Space is unfortunately a big place and asteroids are pretty tiny by comparison, being only metres or kilometres across. This makes them very hard to spot. Despite this NASA estimates that there are around 20,000 asteroids bigger than 140 metres across that would wipe out a whole city if they hit the Earth, and we don't know where most of them are. Such an asteroid would leave a crater around 3 miles in diameter and destroy everything for miles around. We believe that a much smaller object, about 10 metres across, hit Siberia in the early 1900s and laid waste to 2,000 square km. We estimate that an object on this scale hits the Earth roughly once every 250 years. There may even be some huge asteroids bigger than 10 km on collision course with Earth. These are much rarer, hitting about ever 25 million years, but one of these would cause Tsunamis, climate change, earthquakes and volcanic eruptions, devastating whole continents.

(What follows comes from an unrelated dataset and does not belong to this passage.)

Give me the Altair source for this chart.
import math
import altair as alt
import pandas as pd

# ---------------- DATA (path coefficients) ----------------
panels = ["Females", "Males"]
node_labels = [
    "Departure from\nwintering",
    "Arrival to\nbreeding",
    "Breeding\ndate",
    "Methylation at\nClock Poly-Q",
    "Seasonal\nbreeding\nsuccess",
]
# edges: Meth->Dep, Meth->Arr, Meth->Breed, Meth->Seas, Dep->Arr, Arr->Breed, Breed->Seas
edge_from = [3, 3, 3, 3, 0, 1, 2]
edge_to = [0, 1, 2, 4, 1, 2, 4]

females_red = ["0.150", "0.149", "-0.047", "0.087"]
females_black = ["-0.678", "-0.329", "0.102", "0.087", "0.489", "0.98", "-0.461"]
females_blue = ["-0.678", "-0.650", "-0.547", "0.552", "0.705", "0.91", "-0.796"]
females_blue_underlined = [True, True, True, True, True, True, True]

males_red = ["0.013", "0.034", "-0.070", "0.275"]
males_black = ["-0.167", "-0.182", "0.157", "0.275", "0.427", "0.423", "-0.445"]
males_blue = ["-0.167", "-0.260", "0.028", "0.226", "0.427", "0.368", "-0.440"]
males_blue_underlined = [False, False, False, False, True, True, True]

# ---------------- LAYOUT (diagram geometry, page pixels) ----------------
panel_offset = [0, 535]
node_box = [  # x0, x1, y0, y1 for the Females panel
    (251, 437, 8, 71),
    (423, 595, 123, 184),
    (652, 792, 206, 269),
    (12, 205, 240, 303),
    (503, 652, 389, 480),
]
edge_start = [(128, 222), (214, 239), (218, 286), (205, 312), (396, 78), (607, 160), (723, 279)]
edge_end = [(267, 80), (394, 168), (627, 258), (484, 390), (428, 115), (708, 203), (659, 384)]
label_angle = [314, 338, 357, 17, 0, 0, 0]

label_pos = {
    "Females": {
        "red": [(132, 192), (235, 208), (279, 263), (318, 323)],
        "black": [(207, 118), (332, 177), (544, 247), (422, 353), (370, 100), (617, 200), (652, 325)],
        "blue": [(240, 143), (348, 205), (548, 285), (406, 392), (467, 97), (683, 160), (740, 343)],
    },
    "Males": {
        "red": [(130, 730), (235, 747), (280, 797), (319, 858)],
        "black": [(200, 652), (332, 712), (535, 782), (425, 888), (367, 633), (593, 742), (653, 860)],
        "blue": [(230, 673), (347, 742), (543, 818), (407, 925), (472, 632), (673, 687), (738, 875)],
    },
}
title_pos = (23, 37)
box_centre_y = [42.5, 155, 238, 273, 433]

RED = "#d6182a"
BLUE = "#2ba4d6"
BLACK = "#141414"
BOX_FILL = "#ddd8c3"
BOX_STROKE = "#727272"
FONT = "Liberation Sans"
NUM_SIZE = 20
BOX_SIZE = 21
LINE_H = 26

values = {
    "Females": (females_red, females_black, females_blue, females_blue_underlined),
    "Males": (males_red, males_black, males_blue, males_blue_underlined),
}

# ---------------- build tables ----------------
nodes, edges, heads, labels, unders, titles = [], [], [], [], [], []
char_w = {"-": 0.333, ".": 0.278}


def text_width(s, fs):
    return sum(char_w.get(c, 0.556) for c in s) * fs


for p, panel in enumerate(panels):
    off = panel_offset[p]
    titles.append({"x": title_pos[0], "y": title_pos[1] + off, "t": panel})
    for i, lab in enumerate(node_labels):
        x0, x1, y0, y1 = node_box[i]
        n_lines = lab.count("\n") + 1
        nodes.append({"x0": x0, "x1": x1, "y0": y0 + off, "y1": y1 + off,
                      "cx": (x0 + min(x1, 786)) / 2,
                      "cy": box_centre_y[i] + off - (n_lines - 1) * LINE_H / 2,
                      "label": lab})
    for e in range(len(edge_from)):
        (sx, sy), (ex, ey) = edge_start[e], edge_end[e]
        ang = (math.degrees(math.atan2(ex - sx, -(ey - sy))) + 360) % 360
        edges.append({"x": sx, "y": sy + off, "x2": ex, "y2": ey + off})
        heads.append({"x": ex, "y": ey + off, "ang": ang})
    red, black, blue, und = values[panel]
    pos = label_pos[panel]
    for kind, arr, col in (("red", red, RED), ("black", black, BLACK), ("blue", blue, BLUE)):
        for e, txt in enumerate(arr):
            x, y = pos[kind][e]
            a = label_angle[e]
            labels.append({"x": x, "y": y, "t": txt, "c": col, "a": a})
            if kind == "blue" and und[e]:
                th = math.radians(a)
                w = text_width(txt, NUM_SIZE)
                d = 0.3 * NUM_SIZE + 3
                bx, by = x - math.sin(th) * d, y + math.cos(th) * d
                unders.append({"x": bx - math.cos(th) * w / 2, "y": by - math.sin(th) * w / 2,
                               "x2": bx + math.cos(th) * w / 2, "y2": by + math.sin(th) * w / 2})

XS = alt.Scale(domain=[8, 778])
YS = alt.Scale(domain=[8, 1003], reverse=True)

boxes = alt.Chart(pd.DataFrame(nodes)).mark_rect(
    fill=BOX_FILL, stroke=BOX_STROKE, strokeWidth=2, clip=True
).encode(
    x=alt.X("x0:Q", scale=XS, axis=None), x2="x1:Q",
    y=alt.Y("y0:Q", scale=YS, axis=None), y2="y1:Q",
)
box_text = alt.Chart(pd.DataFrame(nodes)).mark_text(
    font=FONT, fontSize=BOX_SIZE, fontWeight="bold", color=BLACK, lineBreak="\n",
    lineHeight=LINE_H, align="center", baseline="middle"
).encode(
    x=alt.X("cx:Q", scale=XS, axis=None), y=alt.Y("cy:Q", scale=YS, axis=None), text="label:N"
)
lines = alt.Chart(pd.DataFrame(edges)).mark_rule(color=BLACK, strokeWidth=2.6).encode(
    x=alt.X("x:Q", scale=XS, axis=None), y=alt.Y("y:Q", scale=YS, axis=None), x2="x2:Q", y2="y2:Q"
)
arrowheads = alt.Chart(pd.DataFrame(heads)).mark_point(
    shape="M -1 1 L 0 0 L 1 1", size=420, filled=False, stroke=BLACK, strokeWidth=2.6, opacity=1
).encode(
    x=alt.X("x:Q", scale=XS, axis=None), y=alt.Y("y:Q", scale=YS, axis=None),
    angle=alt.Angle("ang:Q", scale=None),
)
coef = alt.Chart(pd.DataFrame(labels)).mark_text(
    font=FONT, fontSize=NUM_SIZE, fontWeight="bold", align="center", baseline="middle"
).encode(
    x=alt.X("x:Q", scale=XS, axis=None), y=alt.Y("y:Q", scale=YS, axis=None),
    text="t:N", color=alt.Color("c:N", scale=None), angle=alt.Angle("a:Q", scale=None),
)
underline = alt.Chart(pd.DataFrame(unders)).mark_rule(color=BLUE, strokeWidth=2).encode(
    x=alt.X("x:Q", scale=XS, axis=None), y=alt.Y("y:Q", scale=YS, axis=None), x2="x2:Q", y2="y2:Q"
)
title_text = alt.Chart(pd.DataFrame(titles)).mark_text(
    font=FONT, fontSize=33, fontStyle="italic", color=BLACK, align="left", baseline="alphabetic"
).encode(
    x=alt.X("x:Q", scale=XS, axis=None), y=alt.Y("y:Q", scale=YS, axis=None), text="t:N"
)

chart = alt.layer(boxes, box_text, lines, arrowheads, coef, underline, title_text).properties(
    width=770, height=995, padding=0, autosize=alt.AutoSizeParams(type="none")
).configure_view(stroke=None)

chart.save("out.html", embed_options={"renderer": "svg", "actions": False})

The solution is to put a telescope in space to look specifically for them. But where? It seems that the best place is near Venus. This is because sometimes asteroids come from the direction of the sun, which makes them hard to spot, like a fighter pilot attacking from the sun. Because Venus is closer to the Sun than Earth we can spot any asteroids coming from that direction. Unfortunately this mission would cost about 700 million pounds (1 billion dollars) and NASA don't have the budget to do it. Until they do we'll just have to keep our fingers crossed that the next killer asteroid hasn't already got us in its sights.